In this lowland region, Brown Earth and Bodzolic Soils derived primarily from limestone and sandstone dominate, along with tiny pockets of Ordovician shale in Wexford. Study a geological map and you will see that there is far greater complexity of bedrock than on any other part of the island.

What’s more, soils are free draining and sit above a deep water table. Thus they hold on to their ample nutrients and — crucially, don’t hold on to too much rainwater.

Although, on that subject:


800mm less than Islay, ideal levels for barley nourishment

Though there are days when it certainly doesn’t feel like it, compared again to other whiskymaking nations and to other parts of Ireland, the South East doesn’t experience all that much. Sure, the barley and the soil it grows in sees all that it needs for nourishment — there are certainly no drought or irrigation issues here. 
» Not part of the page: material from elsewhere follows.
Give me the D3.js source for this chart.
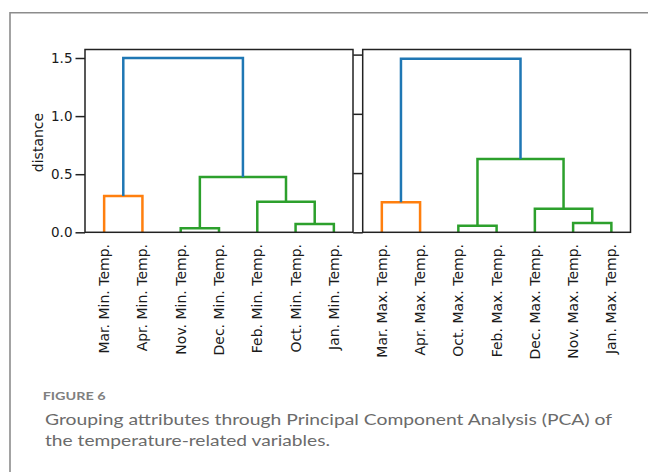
<!DOCTYPE html>
<html>
<head>
<meta charset="utf-8">
<script src="https://cdn.jsdelivr.net/npm/d3@7"></script>
<style>
  body { margin: 0; background: #fff; }
  text { font-family: "DejaVu Sans", sans-serif; fill: #1a1a1a; }
  .caption { font-family: "Lato", sans-serif; }
</style>
</head>
<body>
<div id="chart"></div>
<script>
// leaves, left to right, and merges in linkage order (ids 0..6 are leaves)
var minLabels = ["Mar. Min. Temp.", "Apr. Min. Temp.", "Nov. Min. Temp.", "Dec. Min. Temp.",
  "Feb. Min. Temp.", "Oct. Min. Temp.", "Jan. Min. Temp."];
var minMerges = [
  { a: 2, b: 3, h: 0.034, c: "green" },
  { a: 5, b: 6, h: 0.071, c: "green" },
  { a: 4, b: 8, h: 0.263, c: "green" },
  { a: 0, b: 1, h: 0.312, c: "orange" },
  { a: 7, b: 9, h: 0.476, c: "green" },
  { a: 10, b: 11, h: 1.5, c: "blue" }
];

var maxLabels = ["Mar. Max. Temp.", "Apr. Max. Temp.", "Oct. Max. Temp.", "Feb. Max. Temp.",
  "Dec. Max. Temp.", "Nov. Max. Temp.", "Jan. Max. Temp."];
var maxMerges = [
  { a: 2, b: 3, h: 0.056, c: "green" },
  { a: 5, b: 6, h: 0.078, c: "green" },
  { a: 4, b: 8, h: 0.199, c: "green" },
  { a: 0, b: 1, h: 0.253, c: "orange" },
  { a: 7, b: 9, h: 0.619, c: "green" },
  { a: 10, b: 11, h: 1.465, c: "blue" }
];

var yTicks = [0, 0.5, 1.0, 1.5];

var colors = { blue: "#1f77b4", orange: "#ff7f0e", green: "#2ca02c" };

var width = 648, height = 472;

var svg = d3.select("#chart")
  .append("svg")
  .attr("width", width)
  .attr("height", height);

// outer figure frame (only top and left visible)
svg.append("path")
  .attr("d", "M10,472 L10,12.7 L648,12.7")
  .attr("fill", "none")
  .attr("stroke", "#8c8c8c")
  .attr("stroke-width", 1.6);

function drawPanel(labels, merges, left, right, y0, y15, showLabels) {
  var x = d3.scaleBand().domain(labels).range([left, right]);
  var y = d3.scaleLinear().domain([0, 1.5]).range([y0, y15]);
  var top = 49.5;

  var g = svg.append("g");

  // node positions: leaves first, then each merge
  var nodes = labels.map(function (l) { return { x: x(l) + x.bandwidth() / 2, h: 0 }; });
  merges.forEach(function (m) {
    var na = nodes[m.a], nb = nodes[m.b];
    g.append("path")
      .attr("d", "M" + na.x + "," + y(na.h) + "V" + y(m.h) + "H" + nb.x + "V" + y(nb.h))
      .attr("fill", "none")
      .attr("stroke", colors[m.c])
      .attr("stroke-width", 2.5);
    nodes.push({ x: (na.x + nb.x) / 2, h: m.h });
  });

  // axes box
  g.append("rect")
    .attr("x", left)
    .attr("y", top)
    .attr("width", right - left)
    .attr("height", y0 - top)
    .attr("fill", "none")
    .attr("stroke", "#222")
    .attr("stroke-width", 1.5);

  var axis = d3.axisLeft(y).tickValues(yTicks).tickSize(9.5).tickPadding(3)
    .tickFormat(showLabels ? d3.format(".1f") : "");
  var ag = g.append("g")
    .attr("transform", "translate(" + left + ",0)")
    .call(axis);
  ag.select(".domain").remove();
  ag.selectAll(".tick line").attr("stroke", "#222").attr("stroke-width", 1.5);
  ag.selectAll(".tick text")
    .style("font-size", "13.5px")
    .style("font-family", "DejaVu Sans")
    .attr("fill", "#1a1a1a");

  // leaf labels, rotated
  g.selectAll(".leaf")
    .data(labels)
    .enter()
    .append("text")
    .attr("class", "leaf")
    .attr("transform", function (d) {
      return "translate(" + (x(d) + x.bandwidth() / 2) + ",244) rotate(-90)";
    })
    .attr("dy", "0.36em")
    .attr("text-anchor", "end")
    .style("font-size", "14px")
    .text(function (d) { return d; });
}

drawPanel(minLabels, minMerges, 85, 353, 232.3, 58, true);
drawPanel(maxLabels, maxMerges, 362.7, 630.5, 232.3, 54.6, false);

svg.append("text")
  .attr("transform", "translate(43.3,142.5) rotate(-90)")
  .attr("text-anchor", "middle")
  .style("font-size", "14px")
  .text("distance");

// caption
svg.append("text")
  .attr("class", "caption")
  .attr("x", 42.7)
  .attr("y", 400)
  .attr("textLength", 63)
  .attr("lengthAdjust", "spacingAndGlyphs")
  .style("font-size", "12px")
  .style("font-weight", 700)
  .style("fill", "#808080")
  .text("FIGURE 6");

svg.append("text")
  .attr("class", "caption")
  .attr("x", 45)
  .attr("y", 425)
  .attr("textLength", 567)
  .attr("lengthAdjust", "spacingAndGlyphs")
  .style("font-size", "16px")
  .style("fill", "#6b6b6b")
  .text("Grouping attributes through Principal Component Analysis (PCA) of");

svg.append("text")
  .attr("class", "caption")
  .attr("x", 45)
  .attr("y", 445.5)
  .attr("textLength", 285)
  .attr("lengthAdjust", "spacingAndGlyphs")
  .style("font-size", "16px")
  .style("fill", "#6b6b6b")
  .text("the temperature-related variables.");
</script>
</body>
</html>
But with 1000mm rainfall annually, the South East is 150mm a year lower than Northern Ireland, 180 lower than Eastern Scotland and an enormous 800 a year below Islay.
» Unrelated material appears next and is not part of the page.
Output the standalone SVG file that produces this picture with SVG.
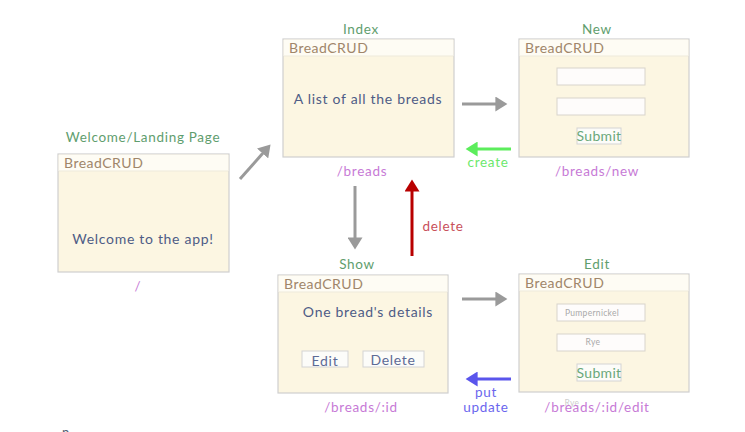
<svg xmlns="http://www.w3.org/2000/svg" width="745" height="432" viewBox="0 0 745 432">
<style>
text{font-family:Lato,"Noto Sans","DejaVu Sans",sans-serif;letter-spacing:0.7px}
.win{fill:#fcf6e2;stroke:#cfcfcf;stroke-width:1.2}
.hdr{fill:#fefcf4}
.sep{stroke:#eeeadb;stroke-width:1}
.brand{fill:#a0866a;font-size:14px;letter-spacing:0.5px}
.title{fill:#5f9e6e;font-size:13.5px;text-anchor:middle}
.body{fill:#4e5c86;font-size:14px;text-anchor:middle}
.route{fill:#c77ad6;font-size:13.5px;text-anchor:middle}
.input{fill:#fefcfb;stroke:#d8d4cc;stroke-width:1}
.btn{fill:#fcfcf9;stroke:#d4d4d4;stroke-width:1}
.sub{fill:#6aa879;font-size:14px;text-anchor:middle;letter-spacing:0.3px}
.ph{fill:#a9a9a9;font-size:8.5px;text-anchor:middle;letter-spacing:0.3px}
.bt{fill:#5d6a96;font-size:14px;text-anchor:middle}
.ln{stroke-width:3;fill:none}
</style>
<defs>
<marker id="hg" markerWidth="5" markerHeight="5" refX="0.2" refY="2.5" orient="auto" markerUnits="strokeWidth" viewBox="0 0 5 5"><path d="M0,0 L4,2.5 L0,5z" fill="#9a9a9a"/></marker>
<marker id="hgr" markerWidth="5" markerHeight="5" refX="0.2" refY="2.5" orient="auto" markerUnits="strokeWidth" viewBox="0 0 5 5"><path d="M0,0 L4,2.5 L0,5z" fill="#5ced5c"/></marker>
<marker id="hr" markerWidth="5" markerHeight="5" refX="0.2" refY="2.5" orient="auto" markerUnits="strokeWidth" viewBox="0 0 5 5"><path d="M0,0 L4,2.5 L0,5z" fill="#b80000"/></marker>
<marker id="hb" markerWidth="5" markerHeight="5" refX="0.2" refY="2.5" orient="auto" markerUnits="strokeWidth" viewBox="0 0 5 5"><path d="M0,0 L4,2.5 L0,5z" fill="#5a55ec"/></marker>
</defs>
<rect width="745" height="432" fill="#ffffff"/>

<g id="welcome">
<text class="title" x="143" y="142">Welcome/Landing Page</text>
<rect class="win" x="58" y="154" width="171" height="118"/>
<rect class="hdr" x="58.6" y="154.6" width="169.8" height="16.4"/>
<line class="sep" x1="59" y1="171" x2="228" y2="171"/>
<text class="brand" x="64" y="168">BreadCRUD</text>
<text class="body" x="143" y="244">Welcome to the app!</text>
<text class="route" x="138" y="291">/</text>
</g>

<g id="index">
<text class="title" x="361" y="34">Index</text>
<rect class="win" x="283" y="39" width="171" height="118"/>
<rect class="hdr" x="283.6" y="39.6" width="169.8" height="16.4"/>
<line class="sep" x1="284" y1="56" x2="453" y2="56"/>
<text class="brand" x="289" y="53">BreadCRUD</text>
<text class="body" x="368" y="104">A list of all the breads</text>
<text class="route" x="362" y="176">/breads</text>
</g>

<g id="new">
<text class="title" x="597" y="34">New</text>
<rect class="win" x="519" y="39" width="170" height="118"/>
<rect class="hdr" x="519.6" y="39.6" width="168.8" height="16.4"/>
<line class="sep" x1="520" y1="56" x2="688" y2="56"/>
<text class="brand" x="525" y="53">BreadCRUD</text>
<rect class="input" x="557" y="68" width="88" height="17"/>
<rect class="input" x="557" y="98" width="88" height="17"/>
<rect class="btn" x="577" y="128" width="44" height="16"/>
<text class="sub" x="599" y="141">Submit</text>
<text class="route" x="597" y="176">/breads/new</text>
</g>

<g id="show">
<text class="title" x="357" y="269">Show</text>
<rect class="win" x="278" y="275" width="170" height="118"/>
<rect class="hdr" x="278.6" y="275.6" width="168.8" height="16.4"/>
<line class="sep" x1="279" y1="292" x2="447" y2="292"/>
<text class="brand" x="284" y="289">BreadCRUD</text>
<text class="body" x="368" y="317">One bread's details</text>
<rect class="btn" x="302" y="351" width="46" height="16"/>
<text class="bt" x="325" y="366">Edit</text>
<rect class="btn" x="363" y="351" width="61" height="16"/>
<text class="bt" x="393" y="365">Delete</text>
<text class="route" x="361" y="412">/breads/:id</text>
</g>

<g id="edit">
<text class="title" x="597" y="269">Edit</text>
<rect class="win" x="519" y="274" width="170" height="118"/>
<rect class="hdr" x="519.6" y="274.6" width="168.8" height="16.4"/>
<line class="sep" x1="520" y1="291" x2="688" y2="291"/>
<text class="brand" x="525" y="288">BreadCRUD</text>
<rect class="input" x="557" y="304" width="88" height="17"/>
<text class="ph" x="592" y="316">Pumpernickel</text>
<rect class="input" x="557" y="334" width="88" height="17"/>
<text class="ph" x="593" y="345">Rye</text>
<rect class="btn" x="577" y="364" width="44" height="17"/>
<text class="sub" x="599" y="378">Submit</text>
<text class="ph" x="572" y="406" fill-opacity="0.6">Rye</text>
<text class="route" x="597" y="412">/breads/:id/edit</text>
</g>

<g id="connectors">
<line class="ln" x1="240" y1="179" x2="263" y2="153" stroke="#9a9a9a" marker-end="url(#hg)"/>
<line class="ln" x1="462" y1="104" x2="496" y2="104" stroke="#9a9a9a" marker-end="url(#hg)"/>
<line class="ln" x1="511" y1="149" x2="477" y2="149" stroke="#5ced5c" marker-end="url(#hgr)"/>
<text x="488" y="167" fill="#6ce86c" font-size="13.5" text-anchor="middle">create</text>
<line class="ln" x1="355" y1="186" x2="355" y2="238" stroke="#9a9a9a" marker-end="url(#hg)"/>
<line class="ln" x1="412" y1="256" x2="412" y2="191" stroke="#b80000" marker-end="url(#hr)"/>
<text x="443" y="231" fill="#c8505a" font-size="13.5" text-anchor="middle">delete</text>
<line class="ln" x1="462" y1="299" x2="496" y2="299" stroke="#9a9a9a" marker-end="url(#hg)"/>
<line class="ln" x1="511" y1="379" x2="477" y2="379" stroke="#5a55ec" marker-end="url(#hb)"/>
<text x="486" y="397" fill="#6b66ee" font-size="13.5" text-anchor="middle">put</text>
<text x="486" y="412" fill="#6b66ee" font-size="13.5" text-anchor="middle">update</text>
</g>
<text x="62" y="437" fill="#556070" font-size="13">n</text>
</svg>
Many of our farms further benefit from the rain shadows of the mountains to North and West. A good example being Ballymorgan, in County Wexford, whose position in the shadow of the Wicklow Mountains means that it does occasionally find itself experiencing particularly dry seasons. 
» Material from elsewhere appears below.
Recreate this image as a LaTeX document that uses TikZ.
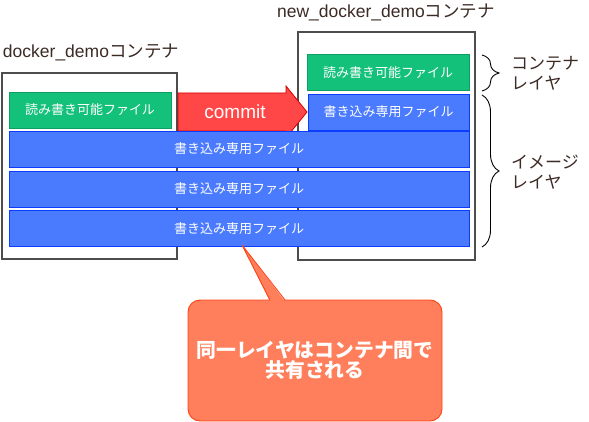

Flat, gentle, perfect for working with the barley plant

Critically, whilst protected by the mountains, the South East counties are largely low and flat. Sometimes preternaturally so, as in the case of Hook Head.

What hills there are, as at Sheestown or Ballymorgan, are gentle, rolling and ideally suited to the cultivation of barley and its harvesting through mechanised agriculture. This relative flatness could, of course, cause a drainage issue, were it not for the combination of free-draining soils, water table and rain shadow. As it is, the elements combine perfectly for barley farming.

Credit to Muir Way


Benefits from Gulf Stream — good distance from both poles and tropics.

Like the wine regions of Western France — particularly Bordeaux — coastal Ireland benefits from the warming effects of the Gulf Stream.  (Without it the latitude would be a startling 20 degrees colder). 

However, once again we sit in a ‘goldilocks spot’ so far as pressure systems and barley growth conditions are concerned. Far enough south that returning polar air is modified and warmed by its Atlantic crossing. Northerly enough that any tropical humidity has been cooled on its way up from the Gulf of Mexico.

Perfect Storm

In isolation, any one of these factors would be a boon to barley farmers in South East Ireland. But it is their almost improbable, multi-dimensional coming together that creates the ‘Goldilocks effect’ of perfect conditions that drew us to make single malt whisky here. For like any plant, barley’s quality and character is dependent upon the environment in which it grows. And if it is one’s primary ingredient, it only makes sense to place oneself where the barley grows best.